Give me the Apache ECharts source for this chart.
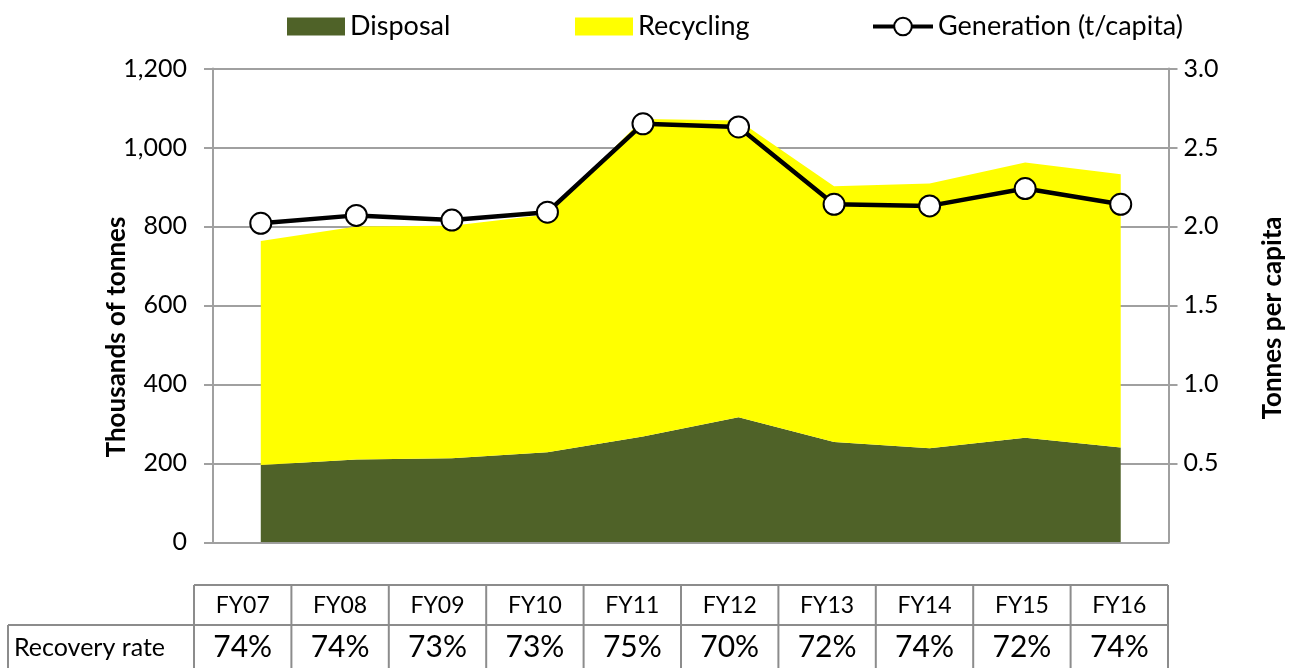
<!DOCTYPE html>
<html>
<head>
<meta charset="utf-8">
<script src="https://cdn.jsdelivr.net/npm/echarts@6/dist/echarts.min.js"></script>
<style>
html,body{margin:0;padding:0;background:#fff;}
#chart{width:1299px;height:668px;}
</style>
</head>
<body>
<div id="chart"></div>
<script>
const categories = ['FY07','FY08','FY09','FY10','FY11','FY12','FY13','FY14','FY15','FY16'];
const disposal = [196,210,213,228,268,317,254,238,265,240];
const recycling = [567,590,589,602,804,751,648,671,697,692];
const generation = [2.02,2.07,2.04,2.09,2.65,2.63,2.14,2.13,2.24,2.14];
const recoveryRate = ['74%','74%','73%','73%','75%','70%','72%','74%','72%','74%'];
const rowLabel = 'Recovery rate';
const leftTitle = 'Thousands of tonnes';
const rightTitle = 'Tonnes per capita';

const FONT = 'Lato, "Open Sans", sans-serif';
const GRID_COLOR = '#a0a0a0';
const TABLE_COLOR = '#8c8c8c';

const chart = echarts.init(document.getElementById('chart'));

// table graphic
const tableLeft = 194, colW = 97.4, headTop = 585, rowTop = 625, rowBottom = 672, labelLeft = 8;
const g = [];
const tableRight = tableLeft + colW * categories.length;
function line(x1,y1,x2,y2){
  g.push({type:'line', shape:{x1,y1,x2,y2}, style:{stroke:TABLE_COLOR, lineWidth:2}, silent:true});
}
line(tableLeft, headTop, tableRight, headTop);
line(labelLeft, rowTop, tableRight, rowTop);
line(labelLeft, rowTop, labelLeft, rowBottom);
for (let i = 0; i <= categories.length; i++) {
  const x = tableLeft + colW * i;
  line(x, headTop, x, rowBottom);
}
categories.forEach((c, i) => {
  const cx = tableLeft + colW * (i + 0.5);
  g.push({type:'text', x: cx, y: (headTop + rowTop) / 2 + 1, style:{text:c, fill:'#000', font:'23px ' + FONT, align:'center', verticalAlign:'middle'}, silent:true});
  g.push({type:'text', x: cx, y: (rowTop + 668) / 2 + 1, style:{text:recoveryRate[i], fill:'#000', font:'30px ' + FONT, align:'center', verticalAlign:'middle'}, silent:true});
});
g.push({type:'text', x: labelLeft + 6, y: (rowTop + 668) / 2 + 1, style:{text:rowLabel, fill:'#000', font:'25px ' + FONT, align:'left', verticalAlign:'middle'}, silent:true});
// axis titles
g.push({type:'text', x: 117, y: 337, rotation: Math.PI / 2, style:{text:leftTitle, fill:'#000', font:'bold 26px ' + FONT, align:'center', verticalAlign:'middle'}, silent:true});
g.push({type:'text', x: 1273, y: 318, rotation: Math.PI / 2, style:{text:rightTitle, fill:'#000', font:'bold 26px ' + FONT, align:'center', verticalAlign:'middle'}, silent:true});

const legendText = {color:'#000', fontSize:27, fontFamily:FONT};

const option = {
  animation: false,
  backgroundColor: '#fff',
  legend: [
    {data:[{name:'Disposal', icon:'rect'}], left: 282, top: 8, itemWidth: 58, itemHeight: 18, itemGap: 0, textStyle: legendText},
    {data:[{name:'Recycling', icon:'rect'}], left: 570, top: 8, itemWidth: 58, itemHeight: 18, itemGap: 0, textStyle: legendText},
    {data:['Generation (t/capita)'], left: 866, top: 8, itemWidth: 60, itemHeight: 22, itemGap: 0, textStyle: legendText,
      lineStyle: {width: 4, color: '#000'}, itemStyle: {color: '#fff', borderColor: '#000', borderWidth: 2}}
  ],
  grid: {left: 213, right: 130.5, top: 68.5, bottom: 125.7, containLabel: false},
  xAxis: {
    type: 'category',
    data: categories,
    boundaryGap: true,
    axisLine: {show: true, lineStyle: {color: GRID_COLOR, width: 2}},
    axisTick: {show: false},
    axisLabel: {show: false},
    splitLine: {show: false}
  },
  yAxis: [
    {
      type: 'value', min: 0, max: 1200, interval: 200,
      axisLine: {show: true, lineStyle: {color: GRID_COLOR, width: 2}},
      axisTick: {show: true, length: 9, lineStyle: {color: GRID_COLOR, width: 2}},
      axisLabel: {color: '#000', fontSize: 25, fontFamily: FONT, margin: 26,
        formatter: v => v.toLocaleString('en-US')},
      splitLine: {show: true, lineStyle: {color: GRID_COLOR, width: 2}}
    },
    {
      type: 'value', min: 0, max: 3, interval: 0.5, position: 'right',
      axisLine: {show: true, lineStyle: {color: GRID_COLOR, width: 2}},
      axisTick: {show: true, length: 9, lineStyle: {color: GRID_COLOR, width: 2}},
      axisLabel: {color: '#000', fontSize: 25, fontFamily: FONT, margin: 15, showMinLabel: false,
        formatter: v => v.toFixed(1)},
      splitLine: {show: false}
    }
  ],
  series: [
    {
      name: 'Disposal', type: 'line', stack: 'total', data: disposal,
      symbol: 'none', lineStyle: {width: 0}, areaStyle: {color: '#4f6228', opacity: 1},
      itemStyle: {color: '#4f6228'}, z: 2
    },
    {
      name: 'Recycling', type: 'line', stack: 'total', data: recycling,
      symbol: 'none', lineStyle: {width: 0}, areaStyle: {color: '#ffff00', opacity: 1},
      itemStyle: {color: '#ffff00'}, z: 2
    },
    {
      name: 'Generation (t/capita)', type: 'line', yAxisIndex: 1, data: generation,
      symbol: 'circle', symbolSize: 21,
      lineStyle: {color: '#000', width: 4.5},
      itemStyle: {color: '#fff', borderColor: '#000', borderWidth: 2},
      z: 5
    }
  ],
  graphic: g
};
chart.setOption(option);
</script>
</body>
</html>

.....

SHORT TASK ▸ Skip the pictures and restate exactly the lines from the beginning of the listing to the line with "const chart = echarts.init(document.getElementById('chart'));", that line included.

EXERCISE RESPONSE ▸
Give me the Apache ECharts source for this chart.
<!DOCTYPE html>
<html>
<head>
<meta charset="utf-8">
<script src="https://cdn.jsdelivr.net/npm/echarts@6/dist/echarts.min.js"></script>
<style>
html,body{margin:0;padding:0;background:#fff;}
#chart{width:1299px;height:668px;}
</style>
</head>
<body>
<div id="chart"></div>
<script>
const categories = ['FY07','FY08','FY09','FY10','FY11','FY12','FY13','FY14','FY15','FY16'];
const disposal = [196,210,213,228,268,317,254,238,265,240];
const recycling = [567,590,589,602,804,751,648,671,697,692];
const generation = [2.02,2.07,2.04,2.09,2.65,2.63,2.14,2.13,2.24,2.14];
const recoveryRate = ['74%','74%','73%','73%','75%','70%','72%','74%','72%','74%'];
const rowLabel = 'Recovery rate';
const leftTitle = 'Thousands of tonnes';
const rightTitle = 'Tonnes per capita';

const FONT = 'Lato, "Open Sans", sans-serif';
const GRID_COLOR = '#a0a0a0';
const TABLE_COLOR = '#8c8c8c';

const chart = echarts.init(document.getElementById('chart'));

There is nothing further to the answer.